What you will do: Copy out each line of the data that holds the word "this".

━━━━━━━━━━━━━━━━━━━━

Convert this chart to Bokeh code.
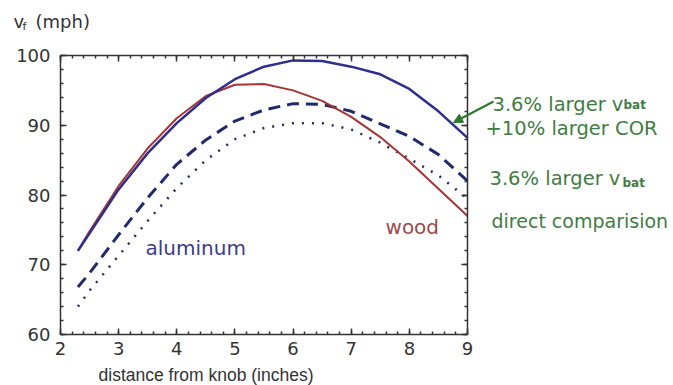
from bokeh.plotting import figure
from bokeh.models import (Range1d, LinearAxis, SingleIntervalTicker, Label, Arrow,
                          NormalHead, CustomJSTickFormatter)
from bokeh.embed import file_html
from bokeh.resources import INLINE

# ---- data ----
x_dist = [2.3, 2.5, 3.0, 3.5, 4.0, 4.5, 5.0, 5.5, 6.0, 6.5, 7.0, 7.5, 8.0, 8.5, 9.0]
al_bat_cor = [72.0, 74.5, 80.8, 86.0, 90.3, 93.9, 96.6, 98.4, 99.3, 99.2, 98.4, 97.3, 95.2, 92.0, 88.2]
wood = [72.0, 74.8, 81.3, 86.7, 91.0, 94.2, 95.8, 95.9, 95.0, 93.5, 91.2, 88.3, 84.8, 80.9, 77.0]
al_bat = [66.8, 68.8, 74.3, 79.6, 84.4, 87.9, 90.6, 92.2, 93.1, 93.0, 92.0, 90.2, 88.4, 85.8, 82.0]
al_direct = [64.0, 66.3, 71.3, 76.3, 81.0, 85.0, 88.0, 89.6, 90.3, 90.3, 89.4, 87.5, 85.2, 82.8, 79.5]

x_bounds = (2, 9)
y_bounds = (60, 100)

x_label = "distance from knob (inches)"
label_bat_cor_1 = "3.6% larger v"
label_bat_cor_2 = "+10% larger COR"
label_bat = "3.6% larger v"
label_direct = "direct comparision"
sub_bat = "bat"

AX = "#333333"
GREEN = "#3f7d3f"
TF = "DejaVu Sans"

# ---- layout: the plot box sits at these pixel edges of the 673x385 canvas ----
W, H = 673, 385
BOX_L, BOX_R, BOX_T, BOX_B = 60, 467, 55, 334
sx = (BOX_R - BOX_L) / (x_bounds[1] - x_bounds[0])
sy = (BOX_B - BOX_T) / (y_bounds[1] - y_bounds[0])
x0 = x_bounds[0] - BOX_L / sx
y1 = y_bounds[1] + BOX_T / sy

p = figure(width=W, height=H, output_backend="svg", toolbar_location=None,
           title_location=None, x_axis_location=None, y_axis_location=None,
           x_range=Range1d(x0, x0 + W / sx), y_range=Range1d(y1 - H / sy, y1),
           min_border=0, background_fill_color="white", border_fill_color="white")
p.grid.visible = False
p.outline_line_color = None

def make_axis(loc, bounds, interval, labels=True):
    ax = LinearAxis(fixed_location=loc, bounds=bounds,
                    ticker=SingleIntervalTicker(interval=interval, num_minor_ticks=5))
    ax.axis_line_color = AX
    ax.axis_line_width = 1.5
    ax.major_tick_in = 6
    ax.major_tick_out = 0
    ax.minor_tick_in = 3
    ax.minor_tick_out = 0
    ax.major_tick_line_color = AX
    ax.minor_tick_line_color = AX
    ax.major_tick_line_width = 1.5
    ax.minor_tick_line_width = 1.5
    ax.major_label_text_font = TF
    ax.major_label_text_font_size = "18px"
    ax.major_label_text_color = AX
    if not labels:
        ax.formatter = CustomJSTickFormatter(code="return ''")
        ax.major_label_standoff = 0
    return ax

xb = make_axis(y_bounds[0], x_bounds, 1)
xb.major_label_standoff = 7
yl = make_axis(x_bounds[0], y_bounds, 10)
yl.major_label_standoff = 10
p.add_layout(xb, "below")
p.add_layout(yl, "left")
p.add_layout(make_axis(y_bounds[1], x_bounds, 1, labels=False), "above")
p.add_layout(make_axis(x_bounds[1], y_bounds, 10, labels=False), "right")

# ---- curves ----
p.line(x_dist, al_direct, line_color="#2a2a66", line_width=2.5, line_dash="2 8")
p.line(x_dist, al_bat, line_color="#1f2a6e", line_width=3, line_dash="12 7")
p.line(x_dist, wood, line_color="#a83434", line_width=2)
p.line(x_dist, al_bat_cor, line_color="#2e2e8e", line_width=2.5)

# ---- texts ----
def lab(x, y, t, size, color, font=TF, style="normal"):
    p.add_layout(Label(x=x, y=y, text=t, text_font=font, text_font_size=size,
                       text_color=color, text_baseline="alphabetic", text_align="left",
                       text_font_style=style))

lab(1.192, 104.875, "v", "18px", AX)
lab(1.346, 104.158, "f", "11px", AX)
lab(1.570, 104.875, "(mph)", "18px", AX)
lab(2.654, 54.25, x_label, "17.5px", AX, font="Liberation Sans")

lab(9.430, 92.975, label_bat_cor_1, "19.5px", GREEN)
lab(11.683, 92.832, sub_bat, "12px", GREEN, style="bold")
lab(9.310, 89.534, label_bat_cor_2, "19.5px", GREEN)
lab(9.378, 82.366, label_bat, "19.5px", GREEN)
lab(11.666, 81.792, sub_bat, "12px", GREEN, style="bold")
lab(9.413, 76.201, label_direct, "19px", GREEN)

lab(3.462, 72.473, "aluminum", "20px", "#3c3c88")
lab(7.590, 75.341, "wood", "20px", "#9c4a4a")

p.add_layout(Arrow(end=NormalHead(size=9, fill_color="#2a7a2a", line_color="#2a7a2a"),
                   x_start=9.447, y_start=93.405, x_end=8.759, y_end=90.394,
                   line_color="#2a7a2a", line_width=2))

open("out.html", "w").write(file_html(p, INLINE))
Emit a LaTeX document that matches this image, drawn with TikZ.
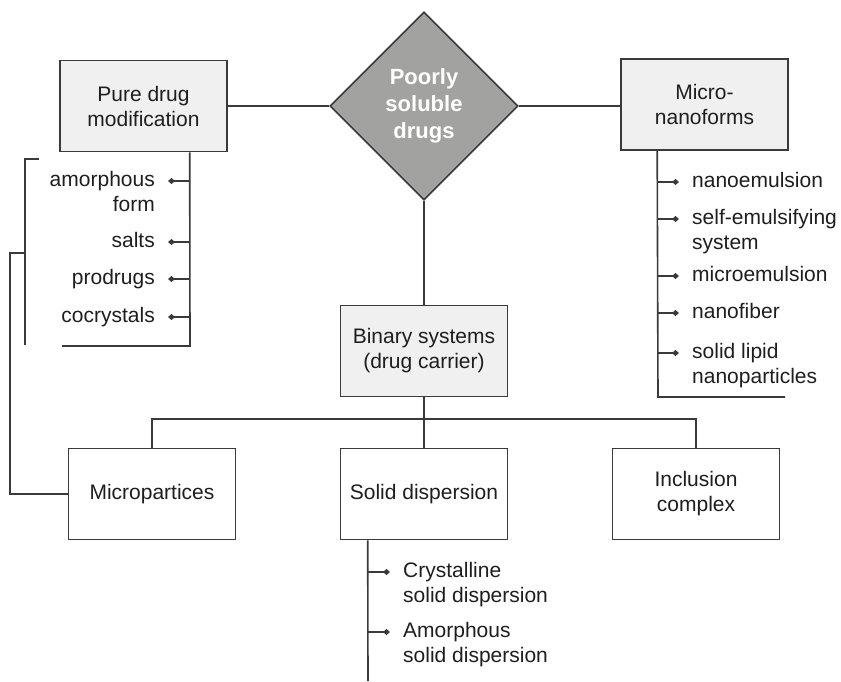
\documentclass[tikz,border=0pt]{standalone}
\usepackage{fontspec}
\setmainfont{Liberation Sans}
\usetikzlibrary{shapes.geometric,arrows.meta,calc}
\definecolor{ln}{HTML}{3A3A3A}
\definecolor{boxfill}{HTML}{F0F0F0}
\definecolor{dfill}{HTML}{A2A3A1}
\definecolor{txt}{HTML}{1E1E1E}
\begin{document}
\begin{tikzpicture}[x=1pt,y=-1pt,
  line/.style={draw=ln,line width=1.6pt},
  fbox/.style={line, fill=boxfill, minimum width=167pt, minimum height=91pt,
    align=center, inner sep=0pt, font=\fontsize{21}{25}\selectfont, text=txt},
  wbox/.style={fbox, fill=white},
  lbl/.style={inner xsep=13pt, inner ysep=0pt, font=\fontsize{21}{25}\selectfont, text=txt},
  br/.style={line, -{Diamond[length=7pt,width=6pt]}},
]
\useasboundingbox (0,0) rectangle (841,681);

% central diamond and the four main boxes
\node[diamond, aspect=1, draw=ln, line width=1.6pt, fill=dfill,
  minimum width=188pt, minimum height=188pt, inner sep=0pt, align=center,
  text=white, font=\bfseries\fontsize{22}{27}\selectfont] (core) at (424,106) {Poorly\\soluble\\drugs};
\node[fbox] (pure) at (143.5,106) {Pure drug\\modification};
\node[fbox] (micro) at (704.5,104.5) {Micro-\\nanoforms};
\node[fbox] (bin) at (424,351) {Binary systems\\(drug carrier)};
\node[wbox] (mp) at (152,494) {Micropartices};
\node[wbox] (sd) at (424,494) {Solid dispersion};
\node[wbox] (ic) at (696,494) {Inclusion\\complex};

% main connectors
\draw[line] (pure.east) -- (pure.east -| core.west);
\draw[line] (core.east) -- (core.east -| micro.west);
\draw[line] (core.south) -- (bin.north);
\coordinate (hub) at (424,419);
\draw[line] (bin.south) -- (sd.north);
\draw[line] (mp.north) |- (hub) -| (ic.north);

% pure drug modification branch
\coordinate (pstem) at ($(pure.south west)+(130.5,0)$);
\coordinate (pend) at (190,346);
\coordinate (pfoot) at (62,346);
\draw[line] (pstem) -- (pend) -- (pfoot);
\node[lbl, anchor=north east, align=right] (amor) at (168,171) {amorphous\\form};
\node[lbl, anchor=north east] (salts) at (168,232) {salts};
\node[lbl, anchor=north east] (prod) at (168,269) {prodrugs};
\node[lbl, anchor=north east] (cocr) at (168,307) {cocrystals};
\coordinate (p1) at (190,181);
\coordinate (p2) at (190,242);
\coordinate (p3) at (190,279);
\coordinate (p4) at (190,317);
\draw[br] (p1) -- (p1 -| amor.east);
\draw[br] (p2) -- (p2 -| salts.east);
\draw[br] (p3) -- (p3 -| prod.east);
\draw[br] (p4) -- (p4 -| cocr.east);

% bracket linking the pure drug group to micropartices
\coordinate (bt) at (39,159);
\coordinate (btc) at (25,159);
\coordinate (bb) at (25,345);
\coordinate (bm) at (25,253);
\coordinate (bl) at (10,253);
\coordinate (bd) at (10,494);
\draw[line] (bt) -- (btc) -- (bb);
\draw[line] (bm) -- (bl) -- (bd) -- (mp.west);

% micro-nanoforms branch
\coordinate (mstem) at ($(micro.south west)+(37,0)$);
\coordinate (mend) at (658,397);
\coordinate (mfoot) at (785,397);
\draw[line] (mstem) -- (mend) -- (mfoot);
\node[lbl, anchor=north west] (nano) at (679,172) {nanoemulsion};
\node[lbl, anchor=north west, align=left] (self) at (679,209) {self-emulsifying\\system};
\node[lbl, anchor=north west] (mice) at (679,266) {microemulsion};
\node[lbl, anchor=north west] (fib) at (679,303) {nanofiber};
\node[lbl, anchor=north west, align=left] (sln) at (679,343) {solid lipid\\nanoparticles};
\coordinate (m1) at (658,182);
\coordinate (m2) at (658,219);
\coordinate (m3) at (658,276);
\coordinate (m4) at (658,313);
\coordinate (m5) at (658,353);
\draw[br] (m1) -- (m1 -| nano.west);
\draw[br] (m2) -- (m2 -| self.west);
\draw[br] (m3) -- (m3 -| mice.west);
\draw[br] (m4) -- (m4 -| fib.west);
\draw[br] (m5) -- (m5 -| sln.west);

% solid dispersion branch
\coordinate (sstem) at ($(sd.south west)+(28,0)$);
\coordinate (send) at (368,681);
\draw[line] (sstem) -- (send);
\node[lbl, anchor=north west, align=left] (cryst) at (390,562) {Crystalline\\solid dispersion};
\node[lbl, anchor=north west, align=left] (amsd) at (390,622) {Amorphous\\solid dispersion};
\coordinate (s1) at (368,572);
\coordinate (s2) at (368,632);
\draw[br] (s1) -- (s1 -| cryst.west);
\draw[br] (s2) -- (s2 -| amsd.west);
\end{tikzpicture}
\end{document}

━━━━━━━━━━━━━━━━━━━━

Exercise solution:
Convert this chart to Bokeh code.
Emit a LaTeX document that matches this image, drawn with TikZ.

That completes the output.